§ **What the task asks**
Only the span from the line containing "Emit a web page" down to the line containing "40, 45, 50];" is to be printed, exactly and inclusively, with pictures omitted.

Part of a data file
━━━

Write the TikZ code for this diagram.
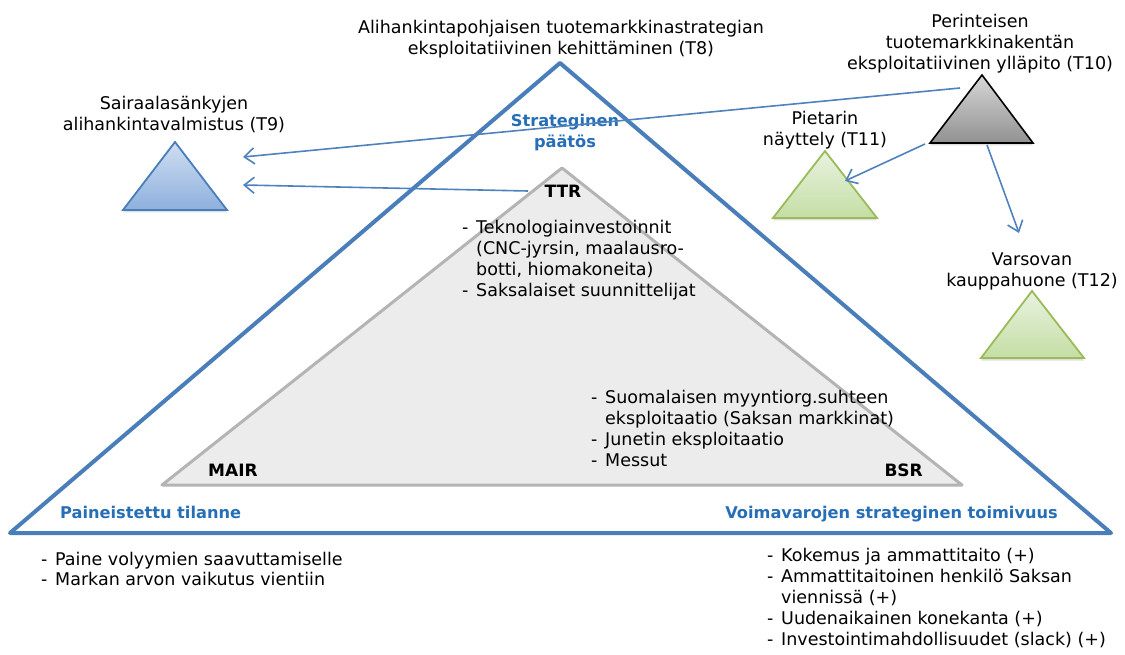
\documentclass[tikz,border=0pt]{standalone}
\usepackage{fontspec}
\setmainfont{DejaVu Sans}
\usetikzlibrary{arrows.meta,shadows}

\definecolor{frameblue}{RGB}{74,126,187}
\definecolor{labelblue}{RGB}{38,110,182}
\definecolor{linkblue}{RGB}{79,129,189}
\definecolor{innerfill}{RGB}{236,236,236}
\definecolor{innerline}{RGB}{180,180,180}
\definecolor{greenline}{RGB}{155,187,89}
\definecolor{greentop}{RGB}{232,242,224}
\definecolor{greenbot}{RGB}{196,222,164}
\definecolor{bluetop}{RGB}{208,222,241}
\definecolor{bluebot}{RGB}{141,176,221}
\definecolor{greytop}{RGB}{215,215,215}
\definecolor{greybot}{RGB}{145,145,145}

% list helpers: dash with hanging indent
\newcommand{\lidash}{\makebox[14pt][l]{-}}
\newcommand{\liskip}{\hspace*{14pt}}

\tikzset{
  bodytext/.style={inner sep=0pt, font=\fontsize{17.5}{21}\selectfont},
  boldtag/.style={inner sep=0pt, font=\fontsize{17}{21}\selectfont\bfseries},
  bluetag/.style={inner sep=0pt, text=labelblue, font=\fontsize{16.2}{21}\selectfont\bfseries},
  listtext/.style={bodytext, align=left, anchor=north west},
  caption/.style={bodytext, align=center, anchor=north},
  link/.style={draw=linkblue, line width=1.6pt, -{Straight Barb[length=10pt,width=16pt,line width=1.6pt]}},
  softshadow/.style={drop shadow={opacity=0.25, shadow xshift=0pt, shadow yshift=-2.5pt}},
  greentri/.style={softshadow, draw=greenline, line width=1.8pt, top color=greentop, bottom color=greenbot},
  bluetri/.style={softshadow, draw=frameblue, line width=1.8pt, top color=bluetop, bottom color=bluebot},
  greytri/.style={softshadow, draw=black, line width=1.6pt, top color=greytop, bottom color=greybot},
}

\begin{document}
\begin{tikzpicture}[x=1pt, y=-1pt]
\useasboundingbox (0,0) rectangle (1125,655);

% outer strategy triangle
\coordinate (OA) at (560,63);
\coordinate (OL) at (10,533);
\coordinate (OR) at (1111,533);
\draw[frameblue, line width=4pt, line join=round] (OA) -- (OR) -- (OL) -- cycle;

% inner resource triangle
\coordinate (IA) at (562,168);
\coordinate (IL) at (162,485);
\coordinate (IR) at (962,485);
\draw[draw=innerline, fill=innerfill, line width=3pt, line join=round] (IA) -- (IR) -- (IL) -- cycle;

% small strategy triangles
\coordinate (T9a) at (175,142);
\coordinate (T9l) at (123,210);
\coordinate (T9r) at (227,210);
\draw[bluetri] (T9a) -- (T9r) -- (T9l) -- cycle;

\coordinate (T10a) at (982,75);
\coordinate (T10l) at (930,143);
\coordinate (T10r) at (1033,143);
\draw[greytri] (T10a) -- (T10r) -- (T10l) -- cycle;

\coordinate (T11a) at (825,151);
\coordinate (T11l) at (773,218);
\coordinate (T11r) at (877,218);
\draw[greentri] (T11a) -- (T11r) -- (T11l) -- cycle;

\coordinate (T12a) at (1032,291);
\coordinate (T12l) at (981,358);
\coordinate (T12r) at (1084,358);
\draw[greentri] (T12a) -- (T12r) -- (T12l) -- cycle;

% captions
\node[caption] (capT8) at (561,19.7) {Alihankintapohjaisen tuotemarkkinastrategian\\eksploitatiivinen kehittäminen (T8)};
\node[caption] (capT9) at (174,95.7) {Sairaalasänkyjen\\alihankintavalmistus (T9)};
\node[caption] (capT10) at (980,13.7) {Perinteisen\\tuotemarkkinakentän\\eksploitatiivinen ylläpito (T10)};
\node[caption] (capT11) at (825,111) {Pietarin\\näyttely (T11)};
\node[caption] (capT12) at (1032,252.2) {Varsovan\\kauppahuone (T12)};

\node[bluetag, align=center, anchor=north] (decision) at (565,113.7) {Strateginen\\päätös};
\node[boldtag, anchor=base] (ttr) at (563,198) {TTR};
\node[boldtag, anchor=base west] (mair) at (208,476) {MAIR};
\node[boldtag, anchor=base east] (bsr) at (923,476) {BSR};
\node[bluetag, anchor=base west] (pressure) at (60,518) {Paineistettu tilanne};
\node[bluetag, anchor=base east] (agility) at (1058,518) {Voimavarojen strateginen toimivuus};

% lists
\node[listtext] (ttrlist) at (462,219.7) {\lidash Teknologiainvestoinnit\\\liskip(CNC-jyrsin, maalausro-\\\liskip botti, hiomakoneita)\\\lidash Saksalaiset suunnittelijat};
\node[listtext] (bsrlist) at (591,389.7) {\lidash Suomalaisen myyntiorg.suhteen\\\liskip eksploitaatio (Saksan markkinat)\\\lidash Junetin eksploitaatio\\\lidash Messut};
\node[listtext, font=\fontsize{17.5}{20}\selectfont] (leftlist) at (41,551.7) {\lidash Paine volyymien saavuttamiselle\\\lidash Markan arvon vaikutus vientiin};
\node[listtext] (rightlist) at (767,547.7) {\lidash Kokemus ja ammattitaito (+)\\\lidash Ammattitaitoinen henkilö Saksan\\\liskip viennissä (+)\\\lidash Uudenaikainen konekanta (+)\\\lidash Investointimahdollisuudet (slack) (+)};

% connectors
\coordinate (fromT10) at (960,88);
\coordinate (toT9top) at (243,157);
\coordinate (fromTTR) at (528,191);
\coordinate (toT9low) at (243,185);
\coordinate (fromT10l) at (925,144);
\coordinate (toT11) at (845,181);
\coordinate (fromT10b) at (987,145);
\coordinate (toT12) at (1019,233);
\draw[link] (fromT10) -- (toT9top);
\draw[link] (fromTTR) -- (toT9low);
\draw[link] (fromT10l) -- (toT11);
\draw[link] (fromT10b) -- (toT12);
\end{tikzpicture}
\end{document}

━━━

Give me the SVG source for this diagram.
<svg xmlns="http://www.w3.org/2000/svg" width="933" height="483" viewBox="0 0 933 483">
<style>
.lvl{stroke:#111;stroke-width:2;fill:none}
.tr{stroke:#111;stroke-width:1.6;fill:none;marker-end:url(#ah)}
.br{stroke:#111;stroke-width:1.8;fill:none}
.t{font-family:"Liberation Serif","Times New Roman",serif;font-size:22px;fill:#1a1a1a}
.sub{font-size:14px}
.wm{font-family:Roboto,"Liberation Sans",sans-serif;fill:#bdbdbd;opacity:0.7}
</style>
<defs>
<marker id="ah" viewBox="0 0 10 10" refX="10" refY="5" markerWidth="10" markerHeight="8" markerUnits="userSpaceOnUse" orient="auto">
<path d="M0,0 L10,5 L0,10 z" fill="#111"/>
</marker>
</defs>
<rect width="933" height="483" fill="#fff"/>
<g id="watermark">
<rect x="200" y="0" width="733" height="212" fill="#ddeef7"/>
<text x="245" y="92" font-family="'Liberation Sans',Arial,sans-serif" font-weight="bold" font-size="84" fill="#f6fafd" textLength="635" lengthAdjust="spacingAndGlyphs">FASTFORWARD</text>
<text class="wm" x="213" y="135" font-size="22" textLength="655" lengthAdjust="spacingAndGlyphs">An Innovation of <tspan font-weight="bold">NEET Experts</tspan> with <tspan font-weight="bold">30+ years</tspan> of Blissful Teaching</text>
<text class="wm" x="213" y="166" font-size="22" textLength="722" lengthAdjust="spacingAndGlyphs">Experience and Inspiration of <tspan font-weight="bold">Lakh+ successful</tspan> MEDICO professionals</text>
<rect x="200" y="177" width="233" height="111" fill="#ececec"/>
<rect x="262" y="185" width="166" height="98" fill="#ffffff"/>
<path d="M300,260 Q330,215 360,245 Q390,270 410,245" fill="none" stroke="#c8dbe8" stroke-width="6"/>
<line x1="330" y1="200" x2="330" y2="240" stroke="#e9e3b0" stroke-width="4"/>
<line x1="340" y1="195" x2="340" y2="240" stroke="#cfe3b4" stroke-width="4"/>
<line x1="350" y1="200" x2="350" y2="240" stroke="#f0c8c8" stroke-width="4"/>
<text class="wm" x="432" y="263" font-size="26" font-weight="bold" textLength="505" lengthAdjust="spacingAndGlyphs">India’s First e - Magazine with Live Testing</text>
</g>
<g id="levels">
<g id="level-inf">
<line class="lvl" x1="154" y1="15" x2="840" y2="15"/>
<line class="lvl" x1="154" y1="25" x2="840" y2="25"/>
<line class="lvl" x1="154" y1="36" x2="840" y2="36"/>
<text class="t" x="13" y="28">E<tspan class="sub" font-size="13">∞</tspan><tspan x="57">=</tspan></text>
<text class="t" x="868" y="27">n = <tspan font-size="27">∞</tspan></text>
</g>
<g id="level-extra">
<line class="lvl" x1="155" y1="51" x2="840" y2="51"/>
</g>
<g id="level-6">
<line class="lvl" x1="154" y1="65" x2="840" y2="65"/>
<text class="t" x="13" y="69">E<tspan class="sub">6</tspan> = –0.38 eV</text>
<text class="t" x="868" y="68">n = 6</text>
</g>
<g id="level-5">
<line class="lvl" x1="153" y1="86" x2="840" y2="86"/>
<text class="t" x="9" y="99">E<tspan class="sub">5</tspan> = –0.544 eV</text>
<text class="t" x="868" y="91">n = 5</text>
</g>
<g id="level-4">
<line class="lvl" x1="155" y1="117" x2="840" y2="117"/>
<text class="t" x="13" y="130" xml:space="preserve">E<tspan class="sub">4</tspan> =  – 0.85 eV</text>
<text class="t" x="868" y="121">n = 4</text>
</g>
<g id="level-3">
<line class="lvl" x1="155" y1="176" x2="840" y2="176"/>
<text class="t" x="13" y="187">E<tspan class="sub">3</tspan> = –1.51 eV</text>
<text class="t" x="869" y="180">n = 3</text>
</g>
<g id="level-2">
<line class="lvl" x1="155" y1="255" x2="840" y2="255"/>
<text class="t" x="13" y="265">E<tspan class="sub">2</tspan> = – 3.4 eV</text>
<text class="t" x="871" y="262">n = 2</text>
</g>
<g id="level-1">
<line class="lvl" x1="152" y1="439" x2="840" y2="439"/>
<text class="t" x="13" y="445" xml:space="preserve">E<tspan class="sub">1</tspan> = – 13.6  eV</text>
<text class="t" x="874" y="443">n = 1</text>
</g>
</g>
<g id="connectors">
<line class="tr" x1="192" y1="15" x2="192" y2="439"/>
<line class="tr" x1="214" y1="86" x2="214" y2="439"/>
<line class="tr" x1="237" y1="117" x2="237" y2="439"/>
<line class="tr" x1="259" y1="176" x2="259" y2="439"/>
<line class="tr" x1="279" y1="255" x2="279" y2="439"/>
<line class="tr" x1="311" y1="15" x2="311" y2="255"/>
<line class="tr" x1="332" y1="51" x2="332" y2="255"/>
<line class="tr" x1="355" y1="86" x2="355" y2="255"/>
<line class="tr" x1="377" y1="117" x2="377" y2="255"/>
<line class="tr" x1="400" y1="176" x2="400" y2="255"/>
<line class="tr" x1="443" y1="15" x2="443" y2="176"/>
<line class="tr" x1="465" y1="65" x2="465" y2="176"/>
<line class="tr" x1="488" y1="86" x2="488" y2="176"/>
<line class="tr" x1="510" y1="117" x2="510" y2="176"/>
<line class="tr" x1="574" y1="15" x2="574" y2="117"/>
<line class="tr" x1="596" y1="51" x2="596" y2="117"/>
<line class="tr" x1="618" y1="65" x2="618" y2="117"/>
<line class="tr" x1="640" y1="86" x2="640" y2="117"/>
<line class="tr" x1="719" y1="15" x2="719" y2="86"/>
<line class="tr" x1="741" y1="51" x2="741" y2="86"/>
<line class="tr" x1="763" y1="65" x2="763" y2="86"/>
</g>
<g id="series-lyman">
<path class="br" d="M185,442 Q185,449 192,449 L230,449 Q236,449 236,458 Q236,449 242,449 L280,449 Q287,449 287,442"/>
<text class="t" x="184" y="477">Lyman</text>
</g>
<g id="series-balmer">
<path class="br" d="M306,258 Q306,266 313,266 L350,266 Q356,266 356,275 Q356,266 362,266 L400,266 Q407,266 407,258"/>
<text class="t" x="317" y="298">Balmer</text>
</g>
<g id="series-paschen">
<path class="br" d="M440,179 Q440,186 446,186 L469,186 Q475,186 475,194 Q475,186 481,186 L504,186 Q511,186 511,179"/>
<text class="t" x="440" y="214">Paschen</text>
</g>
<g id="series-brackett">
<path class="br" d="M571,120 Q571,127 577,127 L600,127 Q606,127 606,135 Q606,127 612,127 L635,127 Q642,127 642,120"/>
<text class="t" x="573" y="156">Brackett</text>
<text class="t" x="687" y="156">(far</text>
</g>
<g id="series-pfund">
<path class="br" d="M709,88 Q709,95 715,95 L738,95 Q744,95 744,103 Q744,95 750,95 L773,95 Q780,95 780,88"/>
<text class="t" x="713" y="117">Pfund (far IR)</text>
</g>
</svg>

━━━

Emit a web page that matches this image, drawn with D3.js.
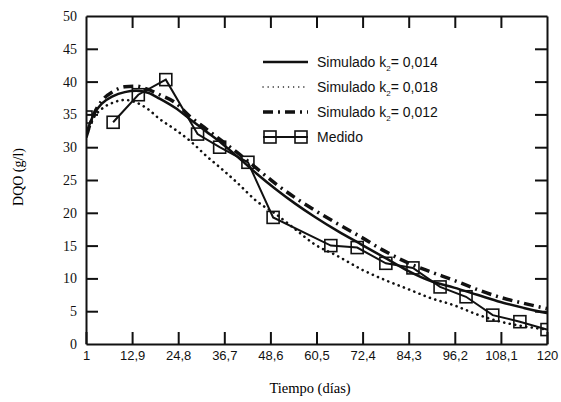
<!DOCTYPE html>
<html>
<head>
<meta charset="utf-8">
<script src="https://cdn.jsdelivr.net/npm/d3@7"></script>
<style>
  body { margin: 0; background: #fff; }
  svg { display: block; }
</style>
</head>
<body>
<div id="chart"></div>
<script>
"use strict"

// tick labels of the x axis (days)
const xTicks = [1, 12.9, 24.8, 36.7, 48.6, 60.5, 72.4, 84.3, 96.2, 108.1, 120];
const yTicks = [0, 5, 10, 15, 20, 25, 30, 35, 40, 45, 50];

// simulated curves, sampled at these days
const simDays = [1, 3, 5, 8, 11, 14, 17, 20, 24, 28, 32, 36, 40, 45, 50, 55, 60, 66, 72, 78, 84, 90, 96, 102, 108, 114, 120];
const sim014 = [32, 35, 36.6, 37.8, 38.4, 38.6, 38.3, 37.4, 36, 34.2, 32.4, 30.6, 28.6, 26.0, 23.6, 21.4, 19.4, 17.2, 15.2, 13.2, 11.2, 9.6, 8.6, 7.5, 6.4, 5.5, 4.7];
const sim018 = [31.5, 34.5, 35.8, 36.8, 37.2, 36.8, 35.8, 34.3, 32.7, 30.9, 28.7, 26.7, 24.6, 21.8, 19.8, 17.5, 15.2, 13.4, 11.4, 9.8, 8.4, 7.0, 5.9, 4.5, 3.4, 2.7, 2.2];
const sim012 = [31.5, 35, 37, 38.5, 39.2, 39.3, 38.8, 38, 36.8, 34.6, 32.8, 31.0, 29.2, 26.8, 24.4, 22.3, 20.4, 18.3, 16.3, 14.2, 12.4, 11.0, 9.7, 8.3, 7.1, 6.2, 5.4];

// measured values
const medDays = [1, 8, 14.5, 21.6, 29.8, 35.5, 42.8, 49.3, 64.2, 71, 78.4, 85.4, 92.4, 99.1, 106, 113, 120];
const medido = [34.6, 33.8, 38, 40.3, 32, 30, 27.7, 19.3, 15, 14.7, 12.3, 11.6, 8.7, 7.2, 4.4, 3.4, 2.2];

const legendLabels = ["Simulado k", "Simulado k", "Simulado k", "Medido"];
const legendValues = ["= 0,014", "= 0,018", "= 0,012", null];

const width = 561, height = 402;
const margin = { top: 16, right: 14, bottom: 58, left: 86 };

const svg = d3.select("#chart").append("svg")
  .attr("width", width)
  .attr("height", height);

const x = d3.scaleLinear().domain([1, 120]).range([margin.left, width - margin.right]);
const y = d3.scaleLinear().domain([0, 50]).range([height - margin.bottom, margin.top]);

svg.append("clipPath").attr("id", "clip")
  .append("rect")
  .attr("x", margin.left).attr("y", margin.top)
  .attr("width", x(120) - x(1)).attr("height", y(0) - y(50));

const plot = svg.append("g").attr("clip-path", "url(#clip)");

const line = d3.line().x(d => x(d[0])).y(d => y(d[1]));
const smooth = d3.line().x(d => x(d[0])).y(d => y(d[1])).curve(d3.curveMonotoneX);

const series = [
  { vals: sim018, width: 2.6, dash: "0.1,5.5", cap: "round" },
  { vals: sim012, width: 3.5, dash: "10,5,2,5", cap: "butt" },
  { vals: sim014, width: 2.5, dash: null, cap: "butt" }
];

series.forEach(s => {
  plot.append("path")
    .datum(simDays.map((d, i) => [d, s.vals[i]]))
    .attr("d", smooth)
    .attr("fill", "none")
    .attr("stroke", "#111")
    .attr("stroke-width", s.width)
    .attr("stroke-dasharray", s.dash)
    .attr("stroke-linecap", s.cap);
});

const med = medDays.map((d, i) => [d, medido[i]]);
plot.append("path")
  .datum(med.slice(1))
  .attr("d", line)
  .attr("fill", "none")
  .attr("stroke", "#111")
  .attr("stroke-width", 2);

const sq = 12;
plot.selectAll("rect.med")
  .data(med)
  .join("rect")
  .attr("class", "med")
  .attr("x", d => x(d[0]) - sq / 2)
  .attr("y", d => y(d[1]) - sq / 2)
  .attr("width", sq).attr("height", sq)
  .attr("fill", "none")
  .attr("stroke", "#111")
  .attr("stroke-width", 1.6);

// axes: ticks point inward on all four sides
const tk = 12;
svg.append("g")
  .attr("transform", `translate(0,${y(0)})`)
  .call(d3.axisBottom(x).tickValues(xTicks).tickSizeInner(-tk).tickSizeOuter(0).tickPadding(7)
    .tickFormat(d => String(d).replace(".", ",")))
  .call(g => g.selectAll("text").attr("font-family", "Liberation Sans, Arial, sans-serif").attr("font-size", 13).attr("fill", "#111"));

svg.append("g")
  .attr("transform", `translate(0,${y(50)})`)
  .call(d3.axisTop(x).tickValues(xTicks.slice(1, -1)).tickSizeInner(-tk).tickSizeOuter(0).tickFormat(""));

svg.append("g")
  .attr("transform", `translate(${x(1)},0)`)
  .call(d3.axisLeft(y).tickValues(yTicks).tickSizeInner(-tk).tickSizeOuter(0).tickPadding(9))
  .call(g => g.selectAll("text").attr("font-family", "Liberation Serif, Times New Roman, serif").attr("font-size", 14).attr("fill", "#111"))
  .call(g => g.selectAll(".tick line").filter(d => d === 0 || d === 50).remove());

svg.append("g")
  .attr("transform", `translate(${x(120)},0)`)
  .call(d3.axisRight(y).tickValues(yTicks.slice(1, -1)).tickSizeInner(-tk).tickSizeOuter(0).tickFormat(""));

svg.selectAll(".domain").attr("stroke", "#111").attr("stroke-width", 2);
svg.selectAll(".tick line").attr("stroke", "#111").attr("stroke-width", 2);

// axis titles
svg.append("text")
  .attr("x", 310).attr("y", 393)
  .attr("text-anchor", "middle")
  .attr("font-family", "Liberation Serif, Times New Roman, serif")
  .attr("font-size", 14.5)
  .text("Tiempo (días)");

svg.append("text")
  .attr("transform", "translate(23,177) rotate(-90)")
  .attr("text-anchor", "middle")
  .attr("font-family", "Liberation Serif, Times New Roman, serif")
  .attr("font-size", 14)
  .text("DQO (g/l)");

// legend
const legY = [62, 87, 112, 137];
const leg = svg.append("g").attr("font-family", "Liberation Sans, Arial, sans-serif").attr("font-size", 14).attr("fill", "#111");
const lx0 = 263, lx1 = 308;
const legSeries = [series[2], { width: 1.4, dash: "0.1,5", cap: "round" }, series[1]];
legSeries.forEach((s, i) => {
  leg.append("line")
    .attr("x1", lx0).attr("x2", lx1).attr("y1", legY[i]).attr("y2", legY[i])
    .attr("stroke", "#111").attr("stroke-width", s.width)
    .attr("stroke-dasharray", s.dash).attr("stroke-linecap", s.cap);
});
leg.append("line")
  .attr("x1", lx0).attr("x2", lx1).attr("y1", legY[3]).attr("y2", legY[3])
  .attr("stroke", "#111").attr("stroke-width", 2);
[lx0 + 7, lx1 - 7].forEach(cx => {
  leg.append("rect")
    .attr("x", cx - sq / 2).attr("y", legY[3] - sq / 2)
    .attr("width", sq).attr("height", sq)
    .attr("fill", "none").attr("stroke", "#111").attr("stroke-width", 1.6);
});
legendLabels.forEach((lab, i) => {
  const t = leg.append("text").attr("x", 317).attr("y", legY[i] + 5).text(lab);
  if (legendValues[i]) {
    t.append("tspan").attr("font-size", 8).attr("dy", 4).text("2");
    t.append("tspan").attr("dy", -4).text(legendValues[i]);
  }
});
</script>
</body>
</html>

━━━

§ **Exercise solution**
Emit a web page that matches this image, drawn with D3.js.
<!DOCTYPE html>
<html>
<head>
<meta charset="utf-8">
<script src="https://cdn.jsdelivr.net/npm/d3@7"></script>
<style>
  body { margin: 0; background: #fff; }
  svg { display: block; }
</style>
</head>
<body>
<div id="chart"></div>
<script>
"use strict"

// tick labels of the x axis (days)
const xTicks = [1, 12.9, 24.8, 36.7, 48.6, 60.5, 72.4, 84.3, 96.2, 108.1, 120];
const yTicks = [0, 5, 10, 15, 20, 25, 30, 35, 40, 45, 50];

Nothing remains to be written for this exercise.